↓↓↓

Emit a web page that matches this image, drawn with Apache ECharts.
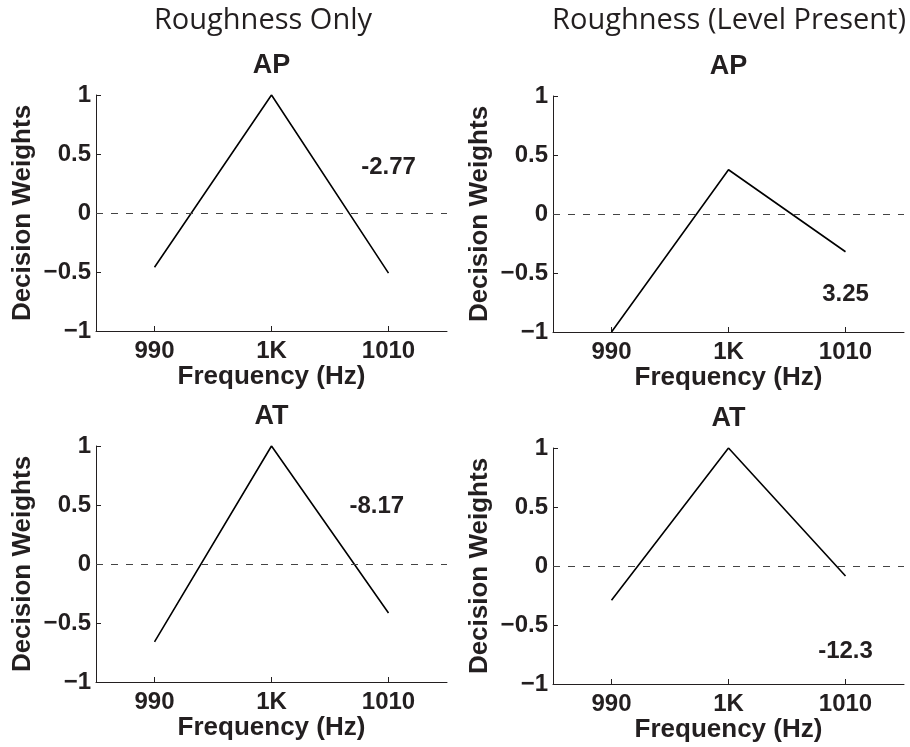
<!DOCTYPE html>
<html>
<head>
<meta charset="utf-8">
<script src="https://cdn.jsdelivr.net/npm/echarts@6/dist/echarts.min.js"></script>
<style>
  html, body { margin: 0; padding: 0; background: #fff; }
  #chart { width: 910px; height: 747px; }
</style>
</head>
<body>
<div id="chart"></div>
<script>
    var freqs = [990, 1000, 1010];
    var tickLabels = { 990: '990', 1000: '1K', 1010: '1010' };
    var panelTitles = ['AP', 'AP', 'AT', 'AT'];
    var columnHeaders = ['Roughness Only', 'Roughness (Level Present)'];
    // weights per panel: top-left, top-right, bottom-left, bottom-right
    var apRough = [-0.46, 1.0, -0.51];
    var apLevel = [-1.0, 0.375, -0.32];
    var atRough = [-0.66, 1.0, -0.415];
    var atLevel = [-0.29, 1.0, -0.085];
    var annotText = ['-2.77', '3.25', '-8.17', '-12.3'];
    var annotPos = [[1010, 0.39], [1010, -0.68], [1009, 0.49], [1010, -0.72]];

    var panels = [apRough, apLevel, atRough, atLevel];
    var ink = '#231f20';
    var font = 'Liberation Sans, Arial, Helvetica, sans-serif';

    var grids = [
        { left: 96, top: 95, width: 351, height: 236 },
        { left: 553, top: 96, width: 351, height: 236 },
        { left: 96, top: 446, width: 351, height: 236 },
        { left: 553, top: 448, width: 351, height: 236 }
    ];
    var nameGaps = [29, 29, 33, 33];

    var xAxes = [], yAxes = [], series = [], graphics = [];
    grids.forEach(function (g, i) {
        xAxes.push({
            type: 'value', gridIndex: i, min: 985, max: 1015,
            name: 'Frequency (Hz)', nameLocation: 'middle', nameGap: nameGaps[i],
            nameTextStyle: { color: ink, fontSize: 26, fontWeight: 'bold', fontFamily: font },
            axisLine: { onZero: false, lineStyle: { color: ink, width: 1 } },
            axisTick: { inside: true, length: 5, customValues: freqs, lineStyle: { color: ink } },
            axisLabel: {
                customValues: freqs, margin: 8, color: ink, fontSize: 24, fontWeight: 'bold', fontFamily: font,
                formatter: function (v) { return tickLabels[v] || ''; }
            },
            splitLine: { show: false }
        });
        yAxes.push({
            type: 'value', gridIndex: i, min: -1, max: 1, interval: 0.5,
            name: 'Decision Weights', nameLocation: 'middle', nameGap: 60,
            nameTextStyle: { color: ink, fontSize: 26, fontWeight: 'bold', fontFamily: font },
            axisLine: { show: true, onZero: false, lineStyle: { color: ink, width: 1 } },
            axisTick: { show: true, inside: true, length: 5, lineStyle: { color: ink } },
            axisLabel: {
                margin: 5, color: ink, fontSize: 24, fontWeight: 'bold', fontFamily: font,
                formatter: function (v) { return String(v).replace('-', '\u2212'); }
            },
            splitLine: { show: false }
        });
        series.push({
            type: 'line', xAxisIndex: i, yAxisIndex: i,
            data: freqs.map(function (f, k) { return [f, panels[i][k]]; }),
            showSymbol: false, symbol: 'none',
            lineStyle: { color: '#000', width: 1.6 },
            markLine: {
                silent: true, symbol: 'none', label: { show: false },
                lineStyle: { color: '#444', type: [7, 8], width: 1 },
                data: [{ yAxis: 0 }]
            },
            z: 3
        });
        series.push({
            type: 'scatter', xAxisIndex: i, yAxisIndex: i,
            data: [annotPos[i]], symbolSize: 0,
            itemStyle: { opacity: 1 },
            label: {
                show: true, position: 'inside', formatter: annotText[i],
                color: ink, fontSize: 24, fontWeight: 'bold', fontFamily: font
            }
        });
        graphics.push({
            type: 'text', x: g.left + g.width / 2, y: g.top - 29,
            style: { text: panelTitles[i], fill: ink, font: 'bold 27px ' + font, textAlign: 'center', textVerticalAlign: 'middle' }
        });
    });
    graphics.push({
        type: 'text', x: 263, y: 21,
        style: { text: columnHeaders[0], fill: ink, font: '29px "Open Sans", sans-serif', textAlign: 'center', textVerticalAlign: 'middle' }
    });
    graphics.push({
        type: 'text', x: 729, y: 21,
        style: { text: columnHeaders[1], fill: ink, font: '29px "Open Sans", sans-serif', textAlign: 'center', textVerticalAlign: 'middle' }
    });

    var chart = echarts.init(document.getElementById('chart'));
    chart.setOption({
        backgroundColor: '#fff',
        animation: false,
        grid: grids,
        xAxis: xAxes,
        yAxis: yAxes,
        series: series,
        graphic: graphics
    });
</script>
</body>
</html>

↑↑↑

The task ::
Reproduce the material above verbatim; omit every picture.

Result for this task ::
Emit a web page that matches this image, drawn with Apache ECharts.
<!DOCTYPE html>
<html>
<head>
<meta charset="utf-8">
<script src="https://cdn.jsdelivr.net/npm/echarts@6/dist/echarts.min.js"></script>
<style>
  html, body { margin: 0; padding: 0; background: #fff; }
  #chart { width: 910px; height: 747px; }
</style>
</head>
<body>
<div id="chart"></div>
<script>
    var freqs = [990, 1000, 1010];
    var tickLabels = { 990: '990', 1000: '1K', 1010: '1010' };
    var panelTitles = ['AP', 'AP', 'AT', 'AT'];
    var columnHeaders = ['Roughness Only', 'Roughness (Level Present)'];
    // weights per panel: top-left, top-right, bottom-left, bottom-right
    var apRough = [-0.46, 1.0, -0.51];
    var apLevel = [-1.0, 0.375, -0.32];
    var atRough = [-0.66, 1.0, -0.415];
    var atLevel = [-0.29, 1.0, -0.085];
    var annotText = ['-2.77', '3.25', '-8.17', '-12.3'];
    var annotPos = [[1010, 0.39], [1010, -0.68], [1009, 0.49], [1010, -0.72]];

    var panels = [apRough, apLevel, atRough, atLevel];
    var ink = '#231f20';
    var font = 'Liberation Sans, Arial, Helvetica, sans-serif';

    var grids = [
        { left: 96, top: 95, width: 351, height: 236 },
        { left: 553, top: 96, width: 351, height: 236 },
        { left: 96, top: 446, width: 351, height: 236 },
        { left: 553, top: 448, width: 351, height: 236 }
    ];
    var nameGaps = [29, 29, 33, 33];

    var xAxes = [], yAxes = [], series = [], graphics = [];
    grids.forEach(function (g, i) {
        xAxes.push({
            type: 'value', gridIndex: i, min: 985, max: 1015,
            name: 'Frequency (Hz)', nameLocation: 'middle', nameGap: nameGaps[i],
            nameTextStyle: { color: ink, fontSize: 26, fontWeight: 'bold', fontFamily: font },
            axisLine: { onZero: false, lineStyle: { color: ink, width: 1 } },
            axisTick: { inside: true, length: 5, customValues: freqs, lineStyle: { color: ink } },
            axisLabel: {
                customValues: freqs, margin: 8, color: ink, fontSize: 24, fontWeight: 'bold', fontFamily: font,
                formatter: function (v) { return tickLabels[v] || ''; }
            },
            splitLine: { show: false }
        });
        yAxes.push({
            type: 'value', gridIndex: i, min: -1, max: 1, interval: 0.5,
            name: 'Decision Weights', nameLocation: 'middle', nameGap: 60,
            nameTextStyle: { color: ink, fontSize: 26, fontWeight: 'bold', fontFamily: font },
            axisLine: { show: true, onZero: false, lineStyle: { color: ink, width: 1 } },
            axisTick: { show: true, inside: true, length: 5, lineStyle: { color: ink } },
            axisLabel: {
                margin: 5, color: ink, fontSize: 24, fontWeight: 'bold', fontFamily: font,
                formatter: function (v) { return String(v).replace('-', '\u2212'); }
            },
            splitLine: { show: false }
        });
        series.push({
            type: 'line', xAxisIndex: i, yAxisIndex: i,
            data: freqs.map(function (f, k) { return [f, panels[i][k]]; }),
            showSymbol: false, symbol: 'none',
            lineStyle: { color: '#000', width: 1.6 },
            markLine: {
                silent: true, symbol: 'none', label: { show: false },
                lineStyle: { color: '#444', type: [7, 8], width: 1 },
                data: [{ yAxis: 0 }]
            },
            z: 3
        });
        series.push({
            type: 'scatter', xAxisIndex: i, yAxisIndex: i,
            data: [annotPos[i]], symbolSize: 0,
            itemStyle: { opacity: 1 },
            label: {
                show: true, position: 'inside', formatter: annotText[i],
                color: ink, fontSize: 24, fontWeight: 'bold', fontFamily: font
            }
        });
        graphics.push({
            type: 'text', x: g.left + g.width / 2, y: g.top - 29,
            style: { text: panelTitles[i], fill: ink, font: 'bold 27px ' + font, textAlign: 'center', textVerticalAlign: 'middle' }
        });
    });
    graphics.push({
        type: 'text', x: 263, y: 21,
        style: { text: columnHeaders[0], fill: ink, font: '29px "Open Sans", sans-serif', textAlign: 'center', textVerticalAlign: 'middle' }
    });
    graphics.push({
        type: 'text', x: 729, y: 21,
        style: { text: columnHeaders[1], fill: ink, font: '29px "Open Sans", sans-serif', textAlign: 'center', textVerticalAlign: 'middle' }
    });

    var chart = echarts.init(document.getElementById('chart'));
    chart.setOption({
        backgroundColor: '#fff',
        animation: false,
        grid: grids,
        xAxis: xAxes,
        yAxis: yAxes,
        series: series,
        graphic: graphics
    });
</script>
</body>
</html>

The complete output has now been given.